'American Masters: Wyeth'
(DVD / PG-13 / 2018 / PBS)
Overview: 'Wyeth' tells the story of one of America's most popular, but least understood, artists. While his exhibitions routinely broke attendance records, art world critics continually assaulted his work.
DVD Verdict: For those not in the know, Andrew Newell Wyeth was a visual artist, primarily a realist painter, working predominantly in a regionalist style. He was one of the best-known U.S. artists of the middle 20th century.
In his art, Wyeth's favorite subjects were the land and people around him, both in his hometown of Chadds Ford, Pennsylvania, and at his summer home in Cushing, Maine.
Wyeth often noted: "I paint my life." One of the best-known images in 20th-century American art is his painting Christina's World, currently in the collection of the Museum of Modern Art in New York City.
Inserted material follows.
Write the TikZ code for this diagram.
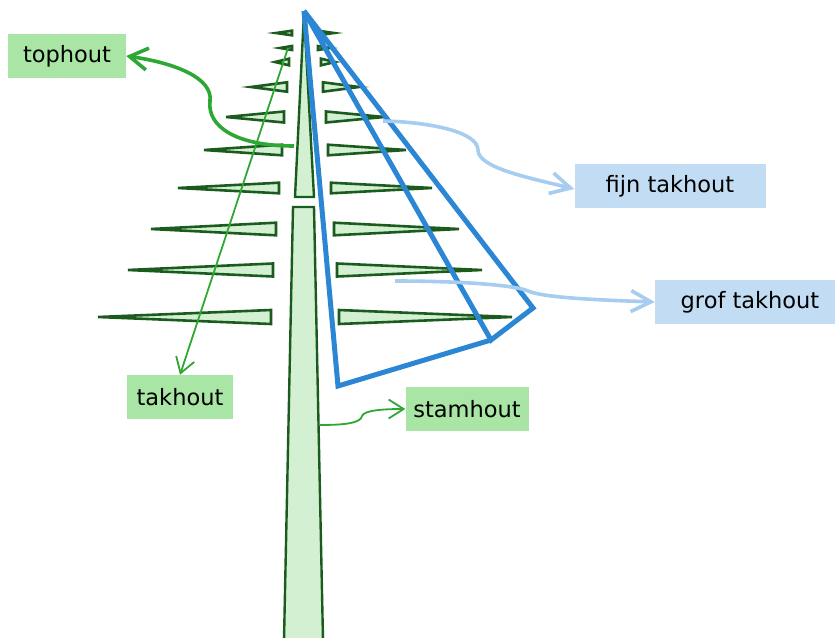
\documentclass[tikz,border=0pt]{standalone}
\usepackage{fontspec}
\setmainfont{DejaVu Sans}
\usetikzlibrary{arrows.meta}
\definecolor{bark}{RGB}{27,92,30}
\definecolor{needle}{RGB}{212,240,211}
\definecolor{leafbox}{RGB}{169,229,164}
\definecolor{leafline}{RGB}{46,168,52}
\definecolor{zoneblue}{RGB}{43,134,212}
\definecolor{skyline}{RGB}{166,205,239}
\definecolor{skybox}{RGB}{194,221,243}
\tikzset{
	woodlabel/.style={fill=leafbox, inner sep=0pt, minimum height=44pt, font=\fontsize{22.5}{26}\selectfont},
	twiglabel/.style={fill=skybox, inner sep=0pt, minimum height=44pt, font=\fontsize{22.5}{26}\selectfont},
	branch/.style={draw=bark, fill=needle, line width=2.6pt, line join=miter},
	trunk/.style={draw=bark, fill=needle, line width=2.4pt},
	zone/.style={draw=zoneblue, line width=5pt, line join=miter},
	thickleaf/.style={draw=leafline, line width=3.6pt, -{Straight Barb[length=18pt,width=22pt]}},
	thinleaf/.style={draw=leafline, line width=1.8pt, -{Straight Barb[length=15pt,width=19pt]}},
	twigarrow/.style={draw=skyline, line width=3.6pt, -{Straight Barb[length=20pt,width=21pt]}}
}
\begin{document}
\begin{tikzpicture}[x=1pt,y=-1pt]
		\useasboundingbox (0,0) rectangle (835,637);

		% branches: height / base offset / tip offset / half thickness
		\foreach \y/\b/\t/\h in {33/13/29/2.3, 48/13/25/2, 62/16/30/3.3, 87/18/54/4.7,
				117/21/79/5.5, 150/23/101/5.3, 188/26/127/5.3, 229/29/154/6.3,
				270/32/177/6.5, 317/34/207/7}{
				\draw[branch] ({305-\b},{\y-\h}) -- ({305-\t},\y) -- ({305-\b},{\y+\h}) -- cycle;
				\draw[branch] ({305+\b},{\y-\h}) -- ({305+\t},\y) -- ({305+\b},{\y+\h}) -- cycle;
			}

		% top piece and stem
		\draw[trunk] (304,12) -- (314,197) -- (295,197) -- cycle;
		\draw[trunk] (293,207) -- (314,207) -- (323,640) -- (284,640) -- cycle;

		% outlines of the fine and coarse branch wood
		\draw[zone] (304,11) -- (533,308) -- (491,340) -- cycle;
		\draw[zone] (304,11) -- (338,386) -- (491,340);

		% labels
		\node[woodlabel, minimum width=118pt] (tophout) at (67,56) {tophout};
		\node[woodlabel, minimum width=106pt] (takhout) at (180,397) {takhout};
		\node[woodlabel, minimum width=123pt] (stamhout) at (467,409) {stamhout};
		\node[twiglabel, minimum width=191pt] (fijn) at (670,186) {fijn takhout};
		\node[twiglabel, minimum width=180pt] (grof) at (745,302) {\hspace{10pt}grof takhout};

		% arrows
		\coordinate (topsrc) at (294,146);
		\coordinate (twigsrc) at (288,48);
		\coordinate (stemsrc) at (320,425);
		\coordinate (finesrc) at (383,121);
		\coordinate (coarsesrc) at (395,281);

		\draw[thickleaf] (topsrc) .. controls (235,146) and (207,126) .. (210,101)
			.. controls (213,78) and (175,63) .. (tophout.east);
		\draw[thinleaf] (twigsrc) -- (takhout.north);
		\draw[thinleaf] (stemsrc) .. controls (345,425) and (361,423) .. (362,416)
			.. controls (364,410) and (385,409) .. (stamhout.west);
		\draw[twigarrow] (finesrc) .. controls (430,122) and (478,132) .. (478,150)
			.. controls (478,168) and (530,178) .. ([yshift=-3pt]fijn.west);
		\draw[twigarrow] (coarsesrc) .. controls (460,281) and (515,285) .. (528,291)
			.. controls (545,298) and (600,300) .. (grof.west);
	\end{tikzpicture}
\end{document}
This tempera was painted in 1948, when Wyeth was 31 years old.
'American Masters: Wyeth' is a stunningly beautiful film that that uses footage inspired by Andrew Wyeth's artwork to tell his life's story.
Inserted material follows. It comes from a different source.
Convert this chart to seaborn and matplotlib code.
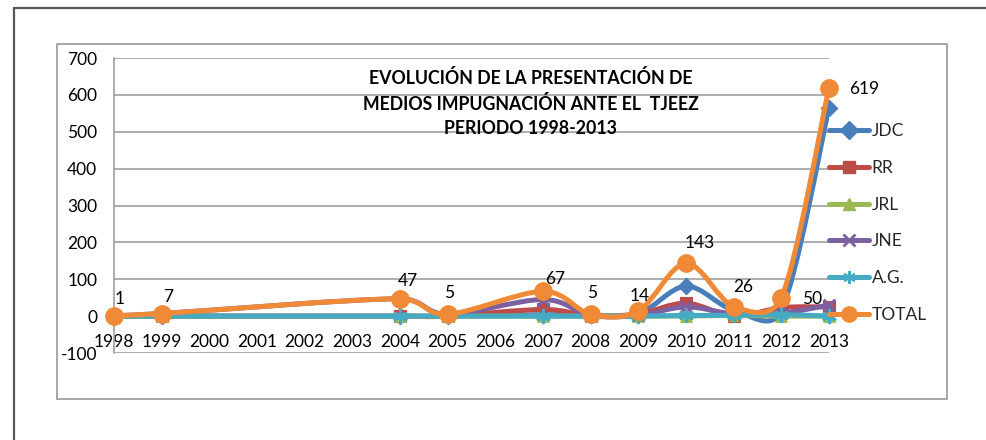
import numpy as np
import pandas as pd
import seaborn as sns
import matplotlib
matplotlib.use("Agg")
import matplotlib.pyplot as plt
from matplotlib.path import Path
from matplotlib.patches import PathPatch, Rectangle
from matplotlib.lines import Line2D

# ---------------- data ----------------
categories = [str(y) for y in range(1998, 2014)]
years = [1998, 1999, 2004, 2005, 2007, 2008, 2009, 2010, 2011, 2012, 2013]
jdc   = [0, 0, 0, 0, 4, 2, 6, 81, 16, 15, 564]
rr    = [0, 0, 0, 0, 18, 1, 6, 35, 0, 23, 25]
jrl   = [0, 0, 0, 0, 0, 0, 0, 0, 2, 0, 0]
jne   = [1, 7, 47, 5, 45, 2, 2, 25, 6, 8, 30]
ag    = [0, 0, 0, 0, 0, 0, 0, 2, 2, 4, 0]
total = [1, 7, 47, 5, 67, 5, 14, 143, 26, 50, 619]
series_names = ["JDC", "RR", "JRL", "JNE", "A.G.", "TOTAL"]
yticks = [-100, 0, 100, 200, 300, 400, 500, 600, 700]
title = "EVOLUCIÓN DE LA PRESENTACIÓN DE\nMEDIOS IMPUGNACIÓN ANTE EL  TJEEZ\nPERIODO 1998-2013"

# ---------------- style ----------------
sns.set_theme(style="white")
plt.rcParams["font.family"] = ["Lato", "DejaVu Sans"]
plt.rcParams["axes.unicode_minus"] = False

colors = {"JDC": "#4A7EBB", "RR": "#BE4B48", "JRL": "#98B954",
          "JNE": "#7D60A0", "A.G.": "#46AAC5", "TOTAL": "#F08A36"}
markers = {"JDC": "D", "RR": "s", "JRL": "^", "JNE": "x",
           "A.G.": (6, 2, 0), "TOTAL": "o"}
msizes = {"JDC": 70, "RR": 70, "JRL": 70, "JNE": 70, "A.G.": 80, "TOTAL": 160}
LW = 3.6
FS = 12.5

df = pd.DataFrame({"year": years, "JDC": jdc, "RR": rr, "JRL": jrl,
                   "JNE": jne, "A.G.": ag, "TOTAL": total})
long = df.melt(id_vars="year", var_name="serie", value_name="valor")

W, H = 987, 440
fig = plt.figure(figsize=(W / 100, H / 100), dpi=100)

# page borders
fig.add_artist(Line2D([14 / W, 1.0], [1 - 8 / H, 1 - 8 / H], color="#555555", lw=1.6))
fig.add_artist(Line2D([14 / W, 14 / W], [1 - 8 / H, 0], color="#555555", lw=1.6))
# chart area box
fig.add_artist(Rectangle((57 / W, 1 - 399 / H), (947 - 57) / W, (399 - 44) / H,
                         fill=False, ec="#A6A6A6", lw=1.4))

ax = fig.add_axes([114 / W, 1 - 353 / H, (829 - 114) / W, (353 - 58) / H])
ax.set_xlim(1998, 2013)
ax.set_ylim(-100, 700)
ax.set_yticks(yticks)
ax.set_xticks(range(1998, 2014))
ax.set_xticklabels(categories)
ax.yaxis.grid(True, color="#A0A0A0", lw=1.2)
ax.set_axisbelow(True)
for s in ["top", "right"]:
    ax.spines[s].set_visible(False)
ax.spines["left"].set_color("#A0A0A0")
ax.spines["left"].set_linewidth(1.2)
ax.spines["bottom"].set_position(("data", 0))
ax.spines["bottom"].set_color("#A0A0A0")
ax.spines["bottom"].set_linewidth(1.2)
ax.tick_params(axis="x", length=0, pad=13, labelsize=FS, colors="black")
ax.tick_params(axis="y", length=0, pad=12, labelsize=FS, colors="black")


def smooth_path(xs, ys):
    """Excel-like smoothed line: Bezier segments computed in screen space,
    control arms limited to half of the segment length."""
    pts = ax.transData.transform(np.column_stack([xs, ys]))
    n = len(pts)
    verts = [pts[0]]
    codes = [Path.MOVETO]
    for i in range(n - 1):
        p0 = pts[i - 1] if i > 0 else pts[i]
        p1 = pts[i]
        p2 = pts[i + 1]
        p3 = pts[i + 2] if i + 2 < n else pts[i + 1]
        half = np.linalg.norm(p2 - p1) / 2
        t1 = (p2 - p0) / 6
        t2 = (p3 - p1) / 6
        for t in (t1, t2):
            L = np.linalg.norm(t)
            if L > half and L > 0:
                t *= half / L
        verts += [p1 + t1, p2 - t2, p2]
        codes += [Path.CURVE4] * 3
    verts = ax.transData.inverted().transform(np.array(verts))
    return Path(verts, codes)


z = 3
for name in series_names:
    sub = long[long["serie"] == name]
    patch = PathPatch(smooth_path(sub["year"].to_numpy(float), sub["valor"].to_numpy(float)),
                      fill=False, ec=colors[name], lw=LW, zorder=z,
                      capstyle="round", joinstyle="round")
    ax.add_patch(patch)
    lw_m = 2.2 if name in ("JNE", "A.G.") else 0.8
    sns.scatterplot(data=sub, x="year", y="valor", ax=ax, marker=markers[name],
                    s=msizes[name], color=colors[name], edgecolor=colors[name],
                    linewidth=lw_m, zorder=z + 0.5, legend=False, clip_on=False)
    z += 1

ax.set_xlabel("")
ax.set_ylabel("")

# data labels for TOTAL (offsets in points)
label_offsets = [(4, 12), (5, 12), (6, 13), (1, 15), (9, 9), (1, 15),
                 (1, 11), (10, 15), (7, 14), (22, -1), (25, -1)]
for x, y, off in zip(years, total, label_offsets):
    ax.annotate(str(y), (x, y), xytext=off, textcoords="offset points",
                ha="center", va="center", fontsize=FS, color="black", zorder=20,
                annotation_clip=False)

# legend
handles = [Line2D([], [], color=colors[n], lw=LW, marker=markers[n],
                  markersize=9 if n != "TOTAL" else 11,
                  markeredgewidth=2 if n in ("JNE", "A.G.") else 1,
                  markeredgecolor=colors[n])
           for n in series_names]
fig.legend(handles, series_names, loc="center left",
           bbox_to_anchor=(829 / W, 1 - 223 / H), frameon=False,
           fontsize=FS, handlelength=2.3, handletextpad=0.15,
           labelspacing=1.2, borderpad=0, borderaxespad=0)

fig.text(531 / W, 1 - 103 / H, title, ha="center", va="center",
         fontsize=12.8, fontweight="bold", linespacing=1.5, color="black")

fig.savefig("out.png", dpi=100)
Coming from a family of successful artists, including his commanding father, N.C. Wyeth, Andrew Wyeth was raised to be an artist. Unprecedented access to archival footage from the Wyeth family reveals his early immersion in a creative world.
Andrew Wyeth exhibitions consistently broke attendance records at the most prestigious art museums across the country. Detailing the stunning drawings and powerful portraits created in Pennsylvania and on the coast of Maine, 'Wyeth' shows the artist's mastery of the form and why his work appealed to audiences around the world.
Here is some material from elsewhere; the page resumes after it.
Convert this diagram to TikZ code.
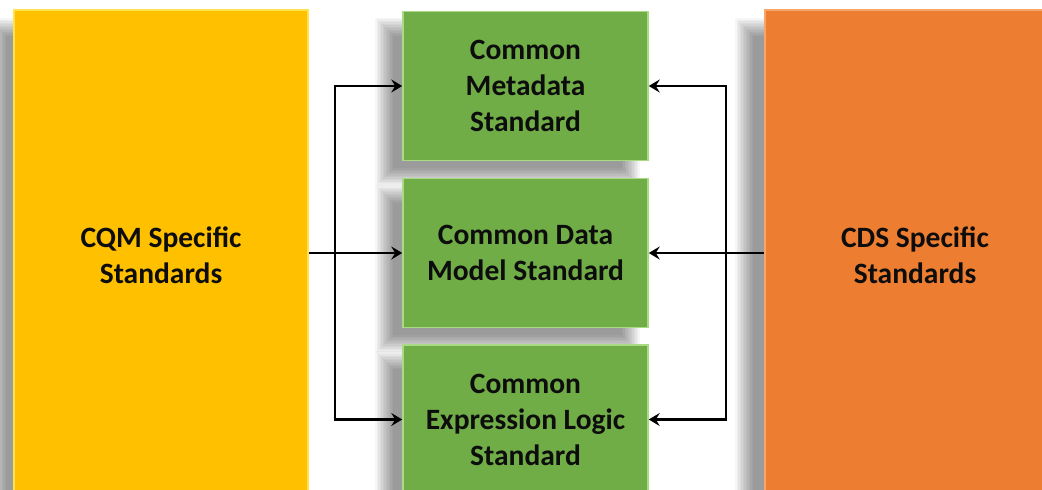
\documentclass[tikz,border=0pt]{standalone}
\usepackage{fontspec}
\setmainfont{Carlito}
\usetikzlibrary{arrows.meta,calc}
\pgfdeclarelayer{bg}
\pgfsetlayers{bg,main}
\definecolor{cqm}{HTML}{FFC000}
\definecolor{cqmedge}{HTML}{FFE34D}
\definecolor{grn}{HTML}{70AD47}
\definecolor{grnedge}{HTML}{A9DB84}
\definecolor{org}{HTML}{ED7D31}
\definecolor{orgedge}{HTML}{F6A66B}
\definecolor{txt}{HTML}{0D0D0D}
\tikzset{
  basebox/.style={rectangle, inner sep=0pt, align=center, text=txt,
    font=\bfseries\fontsize{29.5}{36}\selectfont},
  sidebox/.style={basebox, minimum width=294pt, minimum height=490pt},
  stdbox/.style={basebox, fill=grn, draw=grnedge, line width=1.5pt, minimum width=245pt, minimum height=149pt},
  arr/.style={line width=2.4pt, -{Stealth[length=11pt,width=13pt,inset=4pt]}},
  shadowlayer/.style={fill=black, opacity=0.035}
}
\newcommand{\softshadow}[3]{%
  \begin{pgfonlayer}{bg}
  \foreach \r in {-9,-7.5,...,9.1}{
    \fill[shadowlayer] ($(#1.north west)+(#2-\r,#3-\r)$) rectangle ($(#1.south east)+(#2+\r,#3+\r)$);
  }
  \end{pgfonlayer}}
\begin{document}
\begin{tikzpicture}[x=1pt,y=-1pt]
\clip (0,0) rectangle (1042,490);
\begin{pgfonlayer}{bg}
\fill[white] (0,0) rectangle (1042,490);
\end{pgfonlayer}
\node[sidebox, fill=cqm, draw=cqmedge, line width=1.5pt] (Y) at (161,255) {CQM Specific\\Standards};
\node[sidebox, fill=org, draw=orgedge, line width=1.5pt, minimum width=300pt] (O) at (915,255) {CDS Specific\\Standards};
\node[stdbox] (T) at (525.5,86) {Common\\Metadata\\Standard};
\node[stdbox] (M) at (525.5,253) {Common Data\\Model Standard};
\node[stdbox] (B) at (525.5,419.5) {Common\\Expression Logic\\Standard};
\softshadow{Y}{-16}{18}
\softshadow{O}{-20}{18}
\softshadow{T}{-18}{16}
\softshadow{M}{-18}{16}
\softshadow{B}{-18}{16}
\coordinate (lj) at (335,253);
\coordinate (rj) at (726,253);
\draw[arr] (Y.east |- M.west) -- (M.west);
\draw[arr] (lj) |- (T.west);
\draw[arr] (lj) |- (B.west);
\draw[arr] (O.west |- M.east) -- (M.east);
\draw[arr] (rj) |- (T.east);
\draw[arr] (rj) |- (B.east);
\end{tikzpicture}
\end{document}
Remarkably, the filmmaking team has access to many of the locations that provided continual inspiration to Andrew Wyeth during his lifetime. The PBS cameras visit these places - his studio and the Kuerner Farm in Chadds Ford, PA, the Olson House in Cushing, Maine (the location for his famous Christina's World) - and lovingly bring them to life.
He confidently continued to paint the people and places he knew, undeterred by the dramatic evolution of the art world. His sensational paintings of Helga Testorf landed cover stories in both Time and Newsweek. Interviews with family and friends - including Helga - demonstrate the effect on Andrew of living and working in the public eye.
Now, with the distance of time, art critics and historians are rediscovering and reinterpreting his work. Layers of complexity in the art are revealed and celebrated by some of the most preeminent scholars of American art.
Amidst these moving testimonies is the work. The stunning drawings, studies, paintings and powerful portraits that capture the "frozen motion" that Wyeth was seeking throughout his life.
Simply put, 'Wyeth' is an expose into one of the greatest artists of all time. Watching as PBS builds a life, layer by layer, much in the way Andrew Wyeth created his exquisite master paintings - meticulous study followed by layer upon layer of tempera - is as captivating now as it must have been to watch the master himself work. This is a Widescreen Presentation (1.78:1) enhanced for 16x9 TVs.